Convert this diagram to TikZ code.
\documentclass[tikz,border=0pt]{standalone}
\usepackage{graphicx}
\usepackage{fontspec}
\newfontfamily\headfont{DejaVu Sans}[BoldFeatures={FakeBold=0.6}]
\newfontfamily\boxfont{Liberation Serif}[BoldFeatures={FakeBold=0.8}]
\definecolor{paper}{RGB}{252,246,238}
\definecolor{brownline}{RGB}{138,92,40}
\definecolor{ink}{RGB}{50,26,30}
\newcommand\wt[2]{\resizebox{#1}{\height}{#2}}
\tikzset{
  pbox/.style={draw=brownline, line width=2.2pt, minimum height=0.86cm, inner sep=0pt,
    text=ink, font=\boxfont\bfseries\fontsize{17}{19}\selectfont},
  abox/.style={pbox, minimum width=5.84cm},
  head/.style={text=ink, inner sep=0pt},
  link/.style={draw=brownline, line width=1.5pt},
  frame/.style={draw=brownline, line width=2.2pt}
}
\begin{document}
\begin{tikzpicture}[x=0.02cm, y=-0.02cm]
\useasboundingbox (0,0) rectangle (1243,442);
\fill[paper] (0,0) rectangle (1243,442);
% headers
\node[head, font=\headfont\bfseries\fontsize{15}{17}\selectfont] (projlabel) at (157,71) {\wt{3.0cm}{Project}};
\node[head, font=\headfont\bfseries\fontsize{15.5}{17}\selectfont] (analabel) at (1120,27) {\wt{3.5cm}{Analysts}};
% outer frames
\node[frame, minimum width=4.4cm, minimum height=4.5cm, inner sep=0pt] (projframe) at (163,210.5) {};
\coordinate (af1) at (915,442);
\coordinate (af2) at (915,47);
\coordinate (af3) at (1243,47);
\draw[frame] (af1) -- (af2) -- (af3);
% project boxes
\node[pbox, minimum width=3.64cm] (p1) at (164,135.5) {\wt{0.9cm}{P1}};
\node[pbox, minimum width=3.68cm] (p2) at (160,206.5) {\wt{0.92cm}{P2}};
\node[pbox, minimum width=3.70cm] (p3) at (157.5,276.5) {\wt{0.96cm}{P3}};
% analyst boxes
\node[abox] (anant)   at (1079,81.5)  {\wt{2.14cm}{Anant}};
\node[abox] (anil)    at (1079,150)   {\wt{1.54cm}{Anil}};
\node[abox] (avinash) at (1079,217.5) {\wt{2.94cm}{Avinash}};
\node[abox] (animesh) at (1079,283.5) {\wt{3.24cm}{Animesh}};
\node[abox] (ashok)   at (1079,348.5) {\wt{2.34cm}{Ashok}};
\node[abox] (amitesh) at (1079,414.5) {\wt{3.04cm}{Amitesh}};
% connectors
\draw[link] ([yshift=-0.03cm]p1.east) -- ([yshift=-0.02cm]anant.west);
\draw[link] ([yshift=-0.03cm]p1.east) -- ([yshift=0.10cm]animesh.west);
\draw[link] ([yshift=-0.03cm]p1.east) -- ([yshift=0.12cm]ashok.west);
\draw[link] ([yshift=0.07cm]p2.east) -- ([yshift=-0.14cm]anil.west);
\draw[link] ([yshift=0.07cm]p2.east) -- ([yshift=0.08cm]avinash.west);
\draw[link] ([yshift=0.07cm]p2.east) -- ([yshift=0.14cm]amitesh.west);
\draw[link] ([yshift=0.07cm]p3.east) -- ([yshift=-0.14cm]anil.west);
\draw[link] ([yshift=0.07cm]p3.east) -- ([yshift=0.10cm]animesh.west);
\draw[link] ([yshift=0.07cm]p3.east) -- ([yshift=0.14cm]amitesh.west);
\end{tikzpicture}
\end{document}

====

▶ **WHAT IS REQUIRED**
Set down the material above again, word for word.

▶ **FINISHED ANSWER**
Convert this diagram to TikZ code.
\documentclass[tikz,border=0pt]{standalone}
\usepackage{graphicx}
\usepackage{fontspec}
\newfontfamily\headfont{DejaVu Sans}[BoldFeatures={FakeBold=0.6}]
\newfontfamily\boxfont{Liberation Serif}[BoldFeatures={FakeBold=0.8}]
\definecolor{paper}{RGB}{252,246,238}
\definecolor{brownline}{RGB}{138,92,40}
\definecolor{ink}{RGB}{50,26,30}
\newcommand\wt[2]{\resizebox{#1}{\height}{#2}}
\tikzset{
  pbox/.style={draw=brownline, line width=2.2pt, minimum height=0.86cm, inner sep=0pt,
    text=ink, font=\boxfont\bfseries\fontsize{17}{19}\selectfont},
  abox/.style={pbox, minimum width=5.84cm},
  head/.style={text=ink, inner sep=0pt},
  link/.style={draw=brownline, line width=1.5pt},
  frame/.style={draw=brownline, line width=2.2pt}
}
\begin{document}
\begin{tikzpicture}[x=0.02cm, y=-0.02cm]
\useasboundingbox (0,0) rectangle (1243,442);
\fill[paper] (0,0) rectangle (1243,442);
% headers
\node[head, font=\headfont\bfseries\fontsize{15}{17}\selectfont] (projlabel) at (157,71) {\wt{3.0cm}{Project}};
\node[head, font=\headfont\bfseries\fontsize{15.5}{17}\selectfont] (analabel) at (1120,27) {\wt{3.5cm}{Analysts}};
% outer frames
\node[frame, minimum width=4.4cm, minimum height=4.5cm, inner sep=0pt] (projframe) at (163,210.5) {};
\coordinate (af1) at (915,442);
\coordinate (af2) at (915,47);
\coordinate (af3) at (1243,47);
\draw[frame] (af1) -- (af2) -- (af3);
% project boxes
\node[pbox, minimum width=3.64cm] (p1) at (164,135.5) {\wt{0.9cm}{P1}};
\node[pbox, minimum width=3.68cm] (p2) at (160,206.5) {\wt{0.92cm}{P2}};
\node[pbox, minimum width=3.70cm] (p3) at (157.5,276.5) {\wt{0.96cm}{P3}};
% analyst boxes
\node[abox] (anant)   at (1079,81.5)  {\wt{2.14cm}{Anant}};
\node[abox] (anil)    at (1079,150)   {\wt{1.54cm}{Anil}};
\node[abox] (avinash) at (1079,217.5) {\wt{2.94cm}{Avinash}};
\node[abox] (animesh) at (1079,283.5) {\wt{3.24cm}{Animesh}};
\node[abox] (ashok)   at (1079,348.5) {\wt{2.34cm}{Ashok}};
\node[abox] (amitesh) at (1079,414.5) {\wt{3.04cm}{Amitesh}};
% connectors
\draw[link] ([yshift=-0.03cm]p1.east) -- ([yshift=-0.02cm]anant.west);
\draw[link] ([yshift=-0.03cm]p1.east) -- ([yshift=0.10cm]animesh.west);
\draw[link] ([yshift=-0.03cm]p1.east) -- ([yshift=0.12cm]ashok.west);
\draw[link] ([yshift=0.07cm]p2.east) -- ([yshift=-0.14cm]anil.west);
\draw[link] ([yshift=0.07cm]p2.east) -- ([yshift=0.08cm]avinash.west);
\draw[link] ([yshift=0.07cm]p2.east) -- ([yshift=0.14cm]amitesh.west);
\draw[link] ([yshift=0.07cm]p3.east) -- ([yshift=-0.14cm]anil.west);
\draw[link] ([yshift=0.07cm]p3.east) -- ([yshift=0.10cm]animesh.west);
\draw[link] ([yshift=0.07cm]p3.east) -- ([yshift=0.14cm]amitesh.west);
\end{tikzpicture}
\end{document}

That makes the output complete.